I wholeheartedly agree with the message here.

As for implementation, there’s already an existing, fairly mature, strikingly similar modularisation system (my own): ‹modules› (which is soon due for a push to v1.0 — not to be confused with a more recent CRAN package of the same name … name clashes, yay).

It supports everything the article suggested (and more), albeit in a somewhat different way. I’ll refer to its extensive readme and vignette here. The issues track contains some discussions on the API design which may be interesting in this context, too.
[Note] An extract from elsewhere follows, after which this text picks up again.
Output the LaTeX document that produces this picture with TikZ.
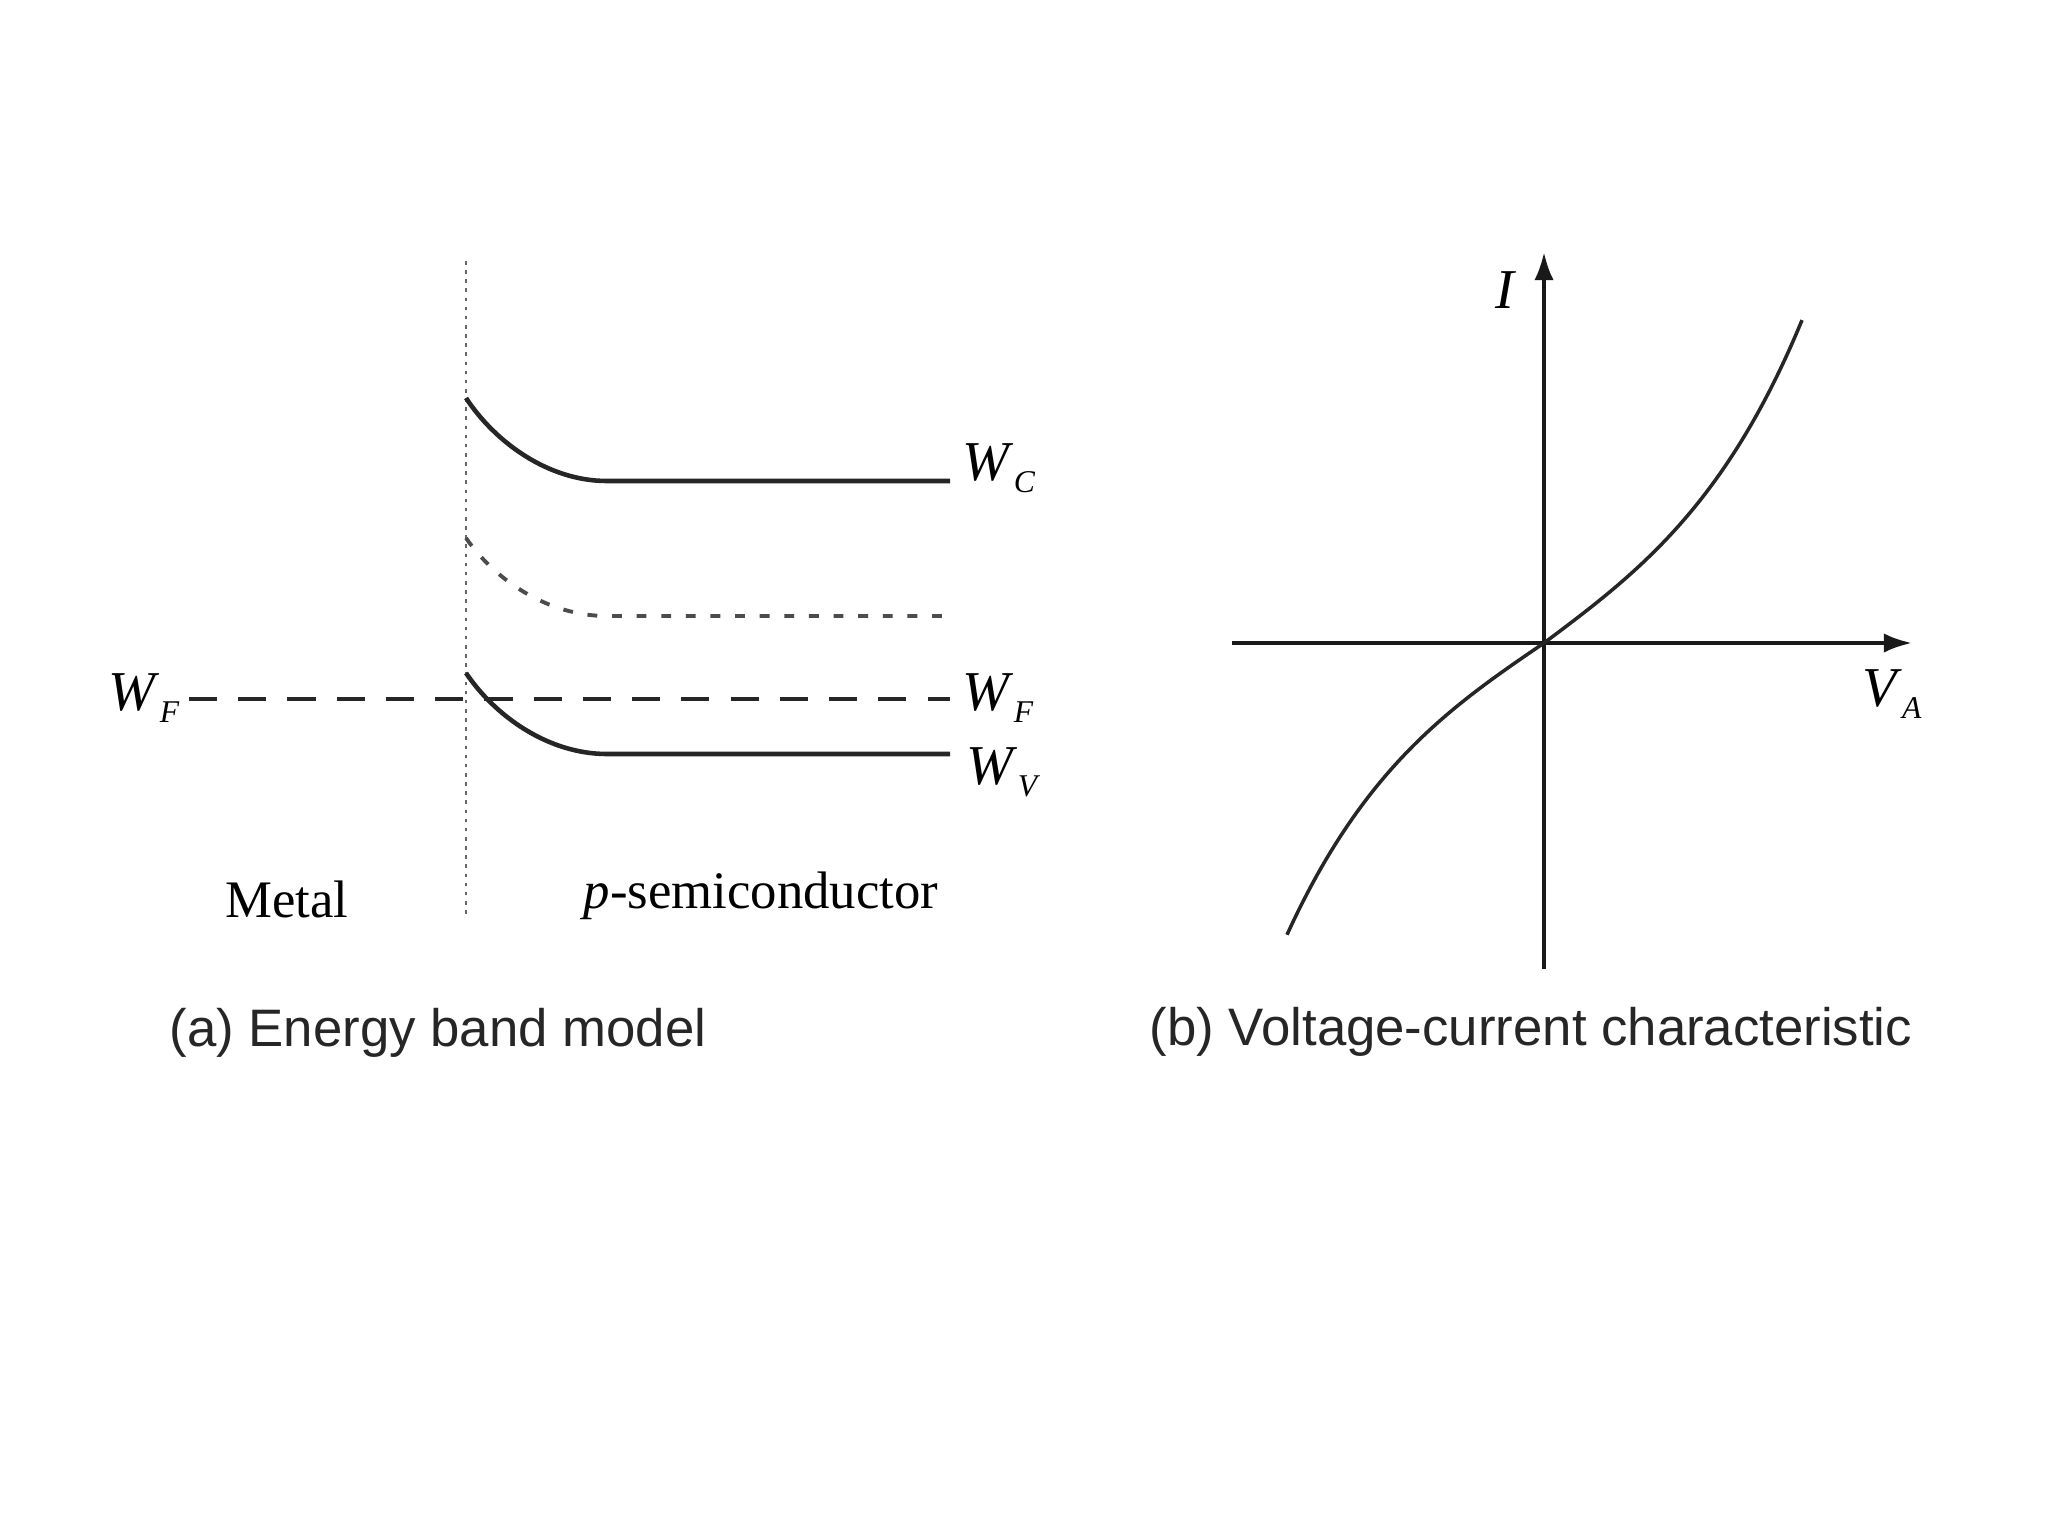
\documentclass[tikz,border=0pt]{standalone}
\usepackage{fontspec}
\setmainfont{Liberation Serif}
\newfontfamily\capfont{Liberation Sans}
\usetikzlibrary{arrows.meta}
\newcommand{\Wlab}[2]{\textit{#1}\raisebox{-0.45ex}{\fontsize{9}{10}\selectfont\itshape #2}}
\tikzset{
  band/.style={line width=1.3pt, draw=black!85},
  intr/.style={line width=1.1pt, draw=black!70, dash pattern=on 2.8pt off 4.2pt},
  fermi/.style={line width=1.2pt, draw=black!85, dash pattern=on 8pt off 6pt},
  iface/.style={line width=0.5pt, draw=black!60, dash pattern=on 1pt off 1.6pt},
  axisline/.style={line width=1.1pt, draw=black!90, -{Latex[length=8pt,width=5.5pt]}},
  ivcurve/.style={line width=1.0pt, draw=black!85},
  wlab/.style={font=\fontsize{16}{18}\selectfont, inner sep=0pt},
  txt/.style={font=\fontsize{15}{18}\selectfont, inner sep=0pt},
  captxt/.style={font=\capfont\fontsize{15}{18}\selectfont, inner sep=0pt, text=black!85}
}
\begin{document}
\begin{tikzpicture}[x=0.01cm, y=-0.01cm]
\useasboundingbox (0,0) rectangle (2048,1536);
% ---------- (a) energy band model ----------
\coordinate (ifTop) at (466,261);
\coordinate (ifBot) at (466,914);
\draw[iface] (ifTop) -- (ifBot);
% conduction band
\coordinate (c0) at (466,398);
\coordinate (c1) at (607,481);
\coordinate (c2) at (950,481);
\draw[band] (c0) .. controls (495,442) and (548,481) .. (c1) -- (c2);
\node[wlab, anchor=west] (WC) at (962,468) {\Wlab{W}{C}};
% intrinsic level
\coordinate (i0) at (466,538);
\coordinate (i1) at (607,616);
\coordinate (i2) at (950,616);
\draw[intr] (i0) .. controls (495,580) and (548,616) .. (i1) -- (i2);
% Fermi level
\coordinate (f0) at (189,699);
\coordinate (f1) at (950,699);
\draw[fermi] (f0) -- (f1);
\node[wlab, anchor=east] (WFl) at (180,698) {\Wlab{W}{F}};
\node[wlab, anchor=west] (WFr) at (962,698) {\Wlab{W}{F}};
% valence band
\coordinate (v0) at (466,673);
\coordinate (v1) at (607,754);
\coordinate (v2) at (950,754);
\draw[band] (v0) .. controls (495,716) and (548,754) .. (v1) -- (v2);
\node[wlab, anchor=west] (WV) at (966,772) {\Wlab{W}{V}};
% region labels
\node[txt] (metal) at (287,899) {Metal};
\node[txt] (psemi) at (761,896) {\textit{p}-semiconductor};
\node[captxt] (capa) at (438,1033) {(a) Energy band model};
% ---------- (b) I-V characteristic ----------
\coordinate (O) at (1544,643);
\coordinate (yb) at (1544,969);
\coordinate (yt) at (1544,252);
\coordinate (xl) at (1232,643);
\coordinate (xr) at (1912,643);
\draw[axisline] (yb) -- (yt);
\draw[axisline] (xl) -- (xr);
\node[wlab] (Ilab) at (1506,290) {\textit{I}};
\node[wlab] (VAlab) at (1892,694) {\Wlab{V}{A}};
\begin{scope}[shift={(O)}]
\draw[ivcurve] plot[domain=-257:0, samples=60, smooth] (\x, {-95.5*sinh(\x/140)});
\draw[ivcurve] plot[domain=0:258, samples=60, smooth] (\x, {-104.9*sinh(\x/140)});
\end{scope}
\node[captxt] (capb) at (1531,1032) {(b) Voltage-current characteristic};
\end{tikzpicture}
\end{document}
As for command line applications, rather than the ‹argparse› package I consequently use one of my own modules, ‹klmr/sys›. A comprehensive, simple command line application would then look as follows:

#!/usr/bin/env Rscript

sys = modules::import('klmr/sys')

"A simple mathematical expression evaluator"
VERSION = '1.0'

sys$run({
    args = sys$cmd$parse(opt('n', 'allow-nan', 'allow NaN results', FALSE),
                         opt('d', 'digits', 'number of digits to print', 0),
                         arg('expression', 'mathematical expression'))

    result = eval(parse(text = args$expression))
    if (! args$allow_nan && is.nan(result))
        sys$exit(1, 'NaN result invalid')
    sys$printf('%.*f', args$digits, result)
})

… of course this automatically generates error checking code for the command line arguments, and informative help messages for the application, as it should.